General Dessolles was named a Conseiller d'Etat attached to the War Office and later appointed to the Administrative Council of the War Office. His ADC, Forgues did not accompany him to Paris, but remained with the Army of the Rhine, serving with General Mortier who was ordered to occupy Hanover, as stipulated by the Convention of Sulingen, signed on 3 June 1803.

Forgues played an active part in the troops movements that led to the complete occupation of Hanover and the disarming and dissolution of the Hanoverian Army. He formed part of the occupying garrison during 1804. On 12 August 1804 he was awarded the Légion d'honneur, which was registered in the War Ministry in Paris on 21 February 1805.

When Napoleon formed the Grande Armée, and reorganised his army structure, Forgues was employed as ADC on the L'état-major général of the Grand Armee from 20 July 1806 to 2 July 1808.

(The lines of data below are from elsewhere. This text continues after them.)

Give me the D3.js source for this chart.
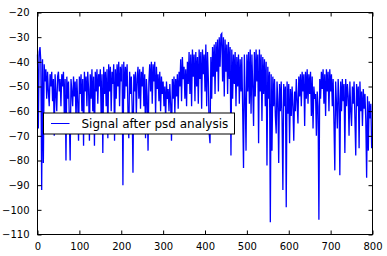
<!DOCTYPE html>
<html>
<head>
<meta charset="utf-8">
<script src="https://cdn.jsdelivr.net/npm/d3@7"></script>
<style>
  body { margin: 0; background: #fff; }
  svg { display: block; font-family: "DejaVu Sans", sans-serif; }
</style>
</head>
<body>
<svg id="chart" width="387" height="256"></svg>
<script>
// signal values, one every 2 samples (x = 0, 2, 4 ...)
const xStep = 2;
const signal = [
  -37, -67, -36, -34, -40, -92, -39, -81, -41, -48, -43, -55, -44, -52, -58, -45, -50, -44, -56, -47, -70, -45, -53, -60, -46,
  -44, -52, -47, -58, -45, -50, -44, -62, -47, -80, -46, -55, -48, -63, -80, -47, -52, -58, -46, -54, -48, -64, -47, -56, -72,
  -46, -53, -45, -60, -47, -74, -44, -52, -46, -58, -44, -51, -72, -45, -55, -43, -60, -46, -74, -44, -52, -43, -57, -45, -50,
  -43, -62, -45, -77, -42, -53, -44, -58, -43, -71, -41, -52, -42, -60, -44, -49, -41, -72, -43, -55, -41, -50, -40, -58, -42,
  -48, -41, -90, -40, -55, -42, -50, -41, -60, -71, -44, -53, -46, -58, -85, -45, -52, -44, -62, -47, -42, -55, -43, -59, -44,
  -50, -42, -58, -45, -71, -47, -54, -76, -48, -41, -52, -40, -57, -41, -48, -40, -62, -42, -51, -45, -56, -44, -60, -46, -53,
  -48, -58, -50, -64, -48, -55, -51, -60, -49, -57, -72, -47, -55, -46, -61, -47, -54, -45, -59, -44, -50, -39, -56, -38, -47,
  -42, -55, -43, -58, -40, -49, -36, -53, -37, -58, -35, -46, -37, -56, -36, -50, -38, -57, -35, -47, -36, -59, -35, -45, -37,
  -52, -33, -58, -36, -47, -69, -73, -38, -55, -34, -46, -33, -53, -32, -44, -31, -52, -30, -42, -29, -28.5, -48, -30, -54, -31,
  -44, -33, -53, -32, -47, -34, -78, -35, -55, -37, -49, -36, -58, -38, -50, -37, -57, -39, -52, -38, -60, -83, -37, -55, -76,
  -37, -52, -36, -57, -35, -61, -37, -50, -66, -36, -54, -35, -48, -37, -73, -35, -52, -37, -64, -38, -53, -39, -58, -40, -82,
  -42, -55, -44, -105, -45, -76, -46, -58, -47, -62, -69, -48, -56, -81, -49, -60, -48, -63, -92, -49, -58, -50, -99, -48, -61,
  -49, -73, -51, -62, -50, -58, -72, -52, -60, -47, -56, -65, -46, -54, -45, -58, -44, -52, -45, -66, -44, -55, -43, -57, -45,
  -53, -44, -62, -46, -67, -50, -55, -53, -70, -52, -58, -104, -47, -55, -44, -51, -43, -57, -45, -62, -43, -52, -44, -60, -43,
  -52, -45, -58, -47, -65, -84, -48, -57, -67, -47, -55, -86, -48, -60, -47, -56, -49, -77, -47, -58, -49, -54, -70, -48, -60,
  -66, -50, -57, -48, -63, -78, -49, -58, -50, -75, -48, -60, -52, -66, -51, -59, -53, -64, -87, -54, -76, -56, -63, -57, -75
];
const legendLabel = 'Signal after psd analysis';
const xTicks = [0, 100, 200, 300, 400, 500, 600, 700, 800];
const yTicks = [-110, -100, -90, -80, -70, -60, -50, -40, -30, -20];

const svg = d3.select('#chart');
const margin = {left: 37.5, right: 14.5, top: 12.5, bottom: 21.5};
const width = 387 - margin.left - margin.right,
  height = 256 - margin.top - margin.bottom;

const x = d3.scaleLinear().domain([0, 800]).range([0, width]);
const y = d3.scaleLinear().domain([-110, -20]).range([height, 0]);

const g = svg.append('g').attr('transform', `translate(${margin.left},${margin.top})`);

const line = d3.line()
  .x((d, i) => x(i * xStep))
  .y(d => y(d));

g.append('path')
  .datum(signal)
  .attr('fill', 'none')
  .attr('stroke', '#0000ff')
  .attr('stroke-width', 1.3)
  .attr('stroke-linejoin', 'miter')
  .attr('d', line);

// axes, matplotlib classic look: ticks pointing in, on all four sides
const fmt = d => d < 0 ? '\u2212' + Math.abs(d) : String(d);

function styleAxis(sel) {
  sel.select('.domain').remove();
  sel.selectAll('.tick line').attr('stroke', '#000');
  sel.selectAll('.tick text').attr('fill', '#000').attr('font-size', 10).attr('font-family', '"DejaVu Sans", sans-serif');
}

g.append('g')
  .attr('transform', `translate(0,${height})`)
  .call(d3.axisBottom(x).tickValues(xTicks).tickFormat(fmt).tickSizeInner(-4).tickSizeOuter(0).tickPadding(8))
  .call(styleAxis);
g.append('g')
  .call(d3.axisTop(x).tickValues(xTicks).tickFormat('').tickSizeInner(-4).tickSizeOuter(0))
  .call(styleAxis);
g.append('g')
  .call(d3.axisLeft(y).tickValues(yTicks).tickFormat(fmt).tickSizeInner(-4).tickSizeOuter(0).tickPadding(8))
  .call(styleAxis);
g.append('g')
  .attr('transform', `translate(${width},0)`)
  .call(d3.axisRight(y).tickValues(yTicks).tickFormat('').tickSizeInner(-4).tickSizeOuter(0))
  .call(styleAxis);

g.append('rect')
  .attr('width', width).attr('height', height)
  .attr('fill', 'none').attr('stroke', '#000').attr('stroke-width', 1);

// legend, center left
const lg = g.append('g').attr('transform', `translate(6,${height / 2 - 10.5})`);
lg.append('rect')
  .attr('width', 191).attr('height', 21)
  .attr('fill', '#fff').attr('stroke', '#000').attr('stroke-width', 1);
lg.append('line')
  .attr('x1', 7.5).attr('x2', 26).attr('y1', 10.5).attr('y2', 10.5)
  .attr('stroke', '#0000ff').attr('stroke-width', 1);
lg.append('text')
  .attr('x', 38).attr('y', 15)
  .attr('font-size', 12)
  .attr('fill', '#000')
  .text(legendLabel);
</script>
</body>
</html>
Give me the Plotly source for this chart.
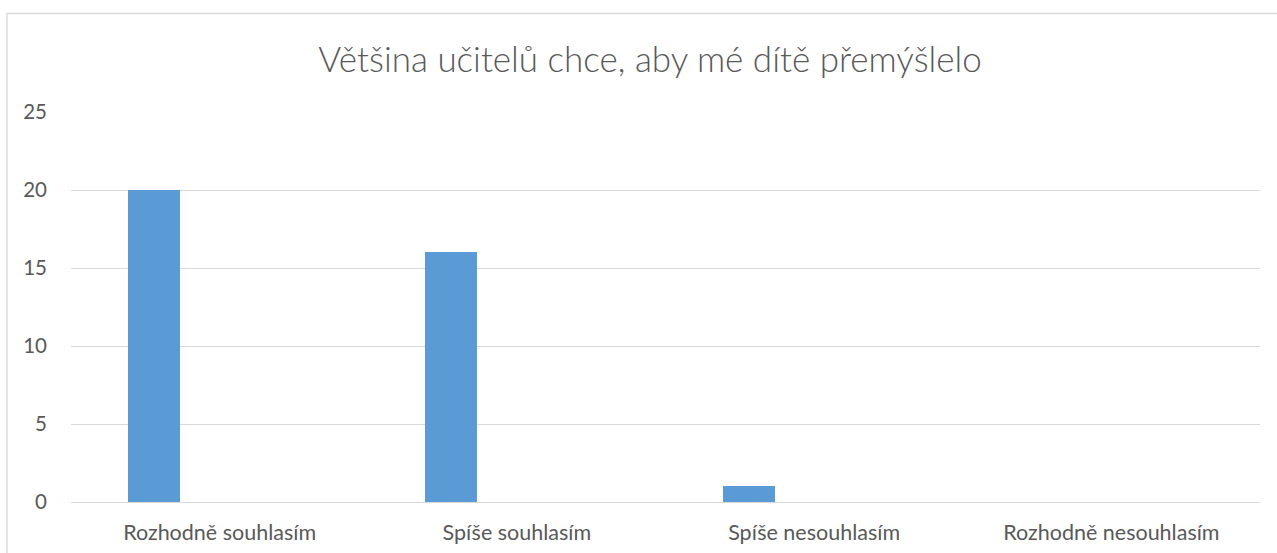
import plotly.graph_objects as go

categories = ["Rozhodně souhlasím", "Spíše souhlasím", "Spíše nesouhlasím", "Rozhodně nesouhlasím"]
values = [20, 16, 1, 0]
y_ticks = [0, 5, 10, 15, 20, 25]

W, H = 1277, 553
L, R, T, B = 71, 17, 112, 51
pw = W - L - R
ph = H - T - B

fig = go.Figure(
    go.Bar(
        x=categories,
        y=values,
        marker=dict(color="#5B9BD5", line=dict(width=0)),
        width=0.175,
        offset=-0.308,
        hoverinfo="x+y",
    )
)

# Outer chart frame (partly running off the right and bottom edges)
fig.add_shape(
    type="rect", xref="paper", yref="paper",
    x0=(7 - L) / pw, x1=(W + 20 - L) / pw,
    y0=(ph + T - (H + 20)) / ph, y1=(ph + T - 13.5) / ph,
    line=dict(color="#D9D9D9", width=1.3), fillcolor="rgba(0,0,0,0)",
    layer="below",
)

fig.update_layout(
    width=W, height=H,
    margin=dict(l=L, r=R, t=T, b=B, autoexpand=False),
    paper_bgcolor="white", plot_bgcolor="white",
    font=dict(family="Lato, sans-serif", color="#595959"),
    title=dict(
        text="Většina učitelů chce, aby mé dítě přemýšlelo",
        x=(650) / W, xanchor="center", y=1 - 60 / H, yanchor="middle",
        font=dict(size=35, color="#595959", weight=300),
    ),
    showlegend=False,
    bargap=0,
)
fig.update_xaxes(
    type="category", showgrid=False, showline=False, ticks="",
    tickfont=dict(size=21.5, color="#595959"),
    ticklabelstandoff=15, automargin=False,
)
fig.update_yaxes(
    range=[0, 25], tickvals=y_ticks, showgrid=True, gridcolor="#D9D9D9", gridwidth=1.3,
    zeroline=True, zerolinecolor="#D9D9D9", zerolinewidth=1.3,
    showline=False, ticks="",
    tickfont=dict(size=20.5, color="#595959"),
    ticklabelstandoff=23, automargin=False,
)

fig.write_html("out.html")
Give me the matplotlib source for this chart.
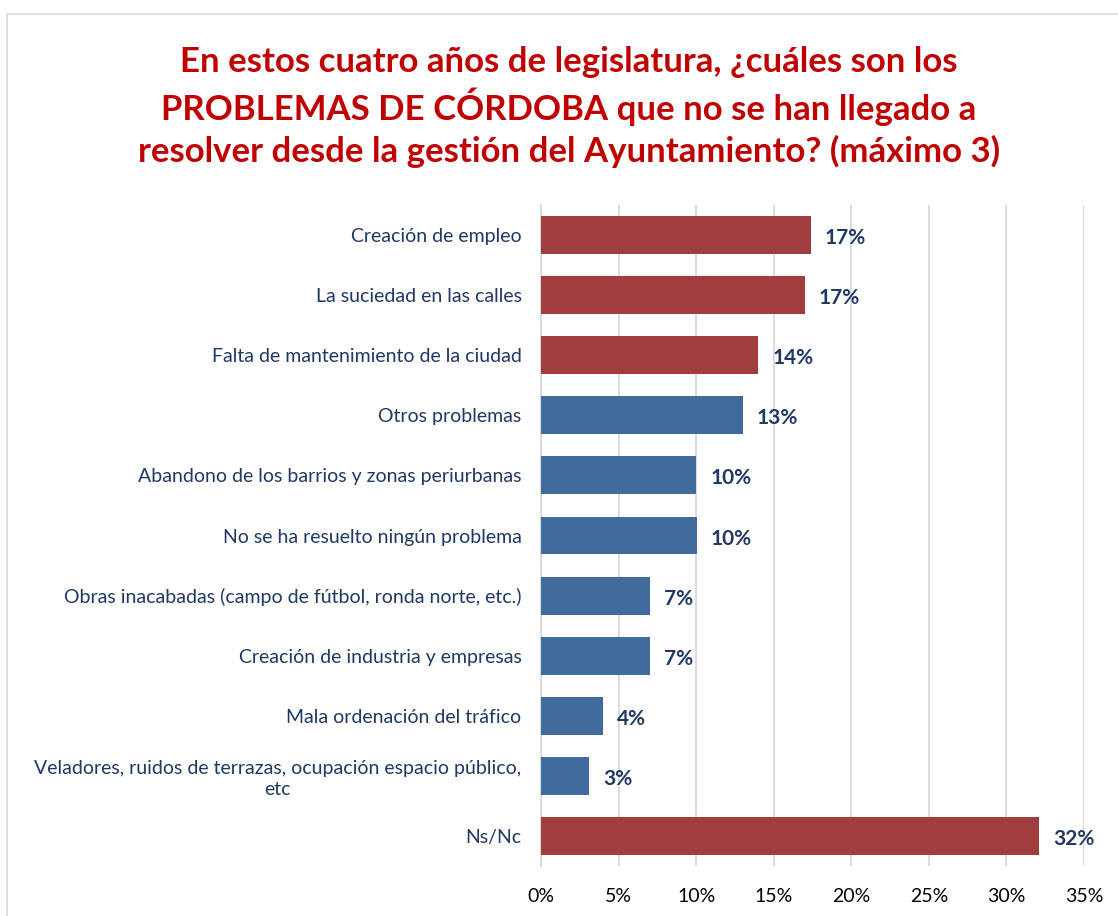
import matplotlib.pyplot as plt
from matplotlib.patches import Rectangle

# data
categories = [
    'Creación de empleo',
    'La suciedad en las calles',
    'Falta de mantenimiento de la ciudad',
    'Otros problemas',
    'Abandono de los barrios y zonas periurbanas',
    'No se ha resuelto ningún problema',
    'Obras inacabadas (campo de fútbol, ronda norte, etc.)',
    'Creación de industria y empresas',
    'Mala ordenación del tráfico',
    'Veladores, ruidos de terrazas, ocupación espacio público,\netc',
    'Ns/Nc',
]
values = [17.4, 17.0, 14.0, 13.0, 10.0, 10.05, 7.0, 7.0, 4.0, 3.1, 32.1]
labels = ['17%', '17%', '14%', '13%', '10%', '10%', '7%', '7%', '4%', '3%', '32%']
highlight = [True, True, True, False, False, False, False, False, False, False, True]

plt.rcParams['font.family'] = ['Lato', 'DejaVu Sans']

red = '#9F3E3C'
blue = '#406B9C'
navy = '#1F3864'

fig = plt.figure(figsize=(11.18, 9.16), dpi=100)

# light frame round the chart
fig.patches.append(Rectangle((7 / 1118, -0.01), 1.1, 1 - 14 / 916 + 0.01,
                             transform=fig.transFigure, fill=False,
                             edgecolor='#D9D9D9', linewidth=1.2))

ax = fig.add_axes([541 / 1118, 1 - 866 / 916, (1084 - 541) / 1118, (866 - 205) / 916])

colors = [red if h else blue for h in highlight]
ypos = list(range(len(categories)))
ax.barh(ypos, values, height=0.63, color=colors, zorder=3)

for y, v, lab in zip(ypos, values, labels):
    ax.text(v + 0.9, y + 0.05, lab, va='center', ha='left', fontsize=15,
            fontweight='bold', color=navy)

ax.set_xlim(0, 35)
ax.set_ylim(len(categories) - 0.5, -0.5)
ax.set_xticks(range(0, 36, 5))
ax.set_xticklabels([f'{t}%' for t in range(0, 36, 5)], fontsize=14, color='#000000')
ax.set_yticks(ypos)
ax.set_yticklabels(categories, fontsize=14, color=navy, linespacing=1.25)
ax.tick_params(axis='both', length=0)
ax.tick_params(axis='y', pad=14)
ax.tick_params(axis='x', pad=16)
ax.grid(axis='x', color='#D9D9D9', linewidth=1.3, zorder=0)
for s in ['top', 'right', 'bottom']:
    ax.spines[s].set_visible(False)
ax.spines['left'].set_color('#D9D9D9')
ax.spines['left'].set_linewidth(1.3)
for t in ax.get_yticklabels():
    t.set_multialignment('center')

fig.text(569 / 1118, 1 - 107 / 916,
         'En estos cuatro años de legislatura, ¿cuáles son los\n'
         'PROBLEMAS DE CÓRDOBA que no se han llegado a\n'
         'resolver desde la gestión del Ayuntamiento? (máximo 3)',
         ha='center', va='center', fontsize=25, fontweight='bold',
         color='#C00000', linespacing=1.3)

fig.savefig('out.png', dpi=100)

With the war of the Fourth Coalition starting in 1806 and being primarily fought in Germany, Poland and the Russian frontier, Forgues found himself serving in Marshal Ney's corps, which was detached from Murat's forces to besiege and obtain the surrender of the Prussian forces of General von Kleist that had sought refuge in Magdeburg. The siege lasted from 25 October to 8 November 1806, the Prussians capitulating and evacuating the fortress on 11 November 1806.

Marshal Ney established a garrison in the city, Forgues was made Comandant d'armes of the garrison at Magdeburg.

He remained at Magdeburg carrying out his duties until the Kingdom of Westphalia was formed in November 1807 and Jérôme Bonaparte was made its king.

Forgues then rejoined the L'état-major général of the Grand Armee and continued to serve as an ADC. His health having suffered from campaigning and from wounds received in battle, he returned to Meilan to recover. He was in his village when Napoleon and Josephine passed on their return from Bayonne following the Spanish Abdication crisis in May 1808. On his return trip to Paris, the Emperor stopped at Mielan, where he was greeted by a triumphal arch of flowers and greenery, which was erected on the corner of Fourges's house and spanned the road. A welcome committee formed by the Mayor and the dignitaries of the village were there as well as the population, including Fourges.

Forgues was still listed as active on L'état-major général until 2 July 1808. He was retired from active service and remained in Mielan, where he married twice and had a family. For his loyal services to France, he was rewarded by Napoleon who made him a Knight of the Legion of Honour.

==Later life==
From 1813 to 1815 Forgues was in Tarbes, where he held the post of Entreposeur Principal of the department of Hautes-Pyrénées. This was a government administrative post where he supervised all the moments of state regulated goods (i.e. tobacco).

In 1816 Fourges returned to Meilan, where he wrote to the Minister of War and requested his Imperial Legion of Honour with its privileges, being confirmed by the restored Louis XVIII.

==Campaigns==
- Armee des Pyrenees Occidentals, 21 June 1792 to 27 September 1796.
- 26 March 1798 (6 Germinal year 6) to 1801 March 28 (7 germinal year 9).
- Armee des Grischons and du Rhin, 28 December 1799 to 4 May 1801, under Général Moreau.
- Battle of Hohenlinden, 3 December 1800.
- Occupation of Hanover during the revolutionary years 11 and 12 (1803 and 1804).
- Officer of the General Staff of the Grand Armee between 20 July 1806 and 2 July 1808.
- Comandante d'armes of the Garrison at Magdeburg.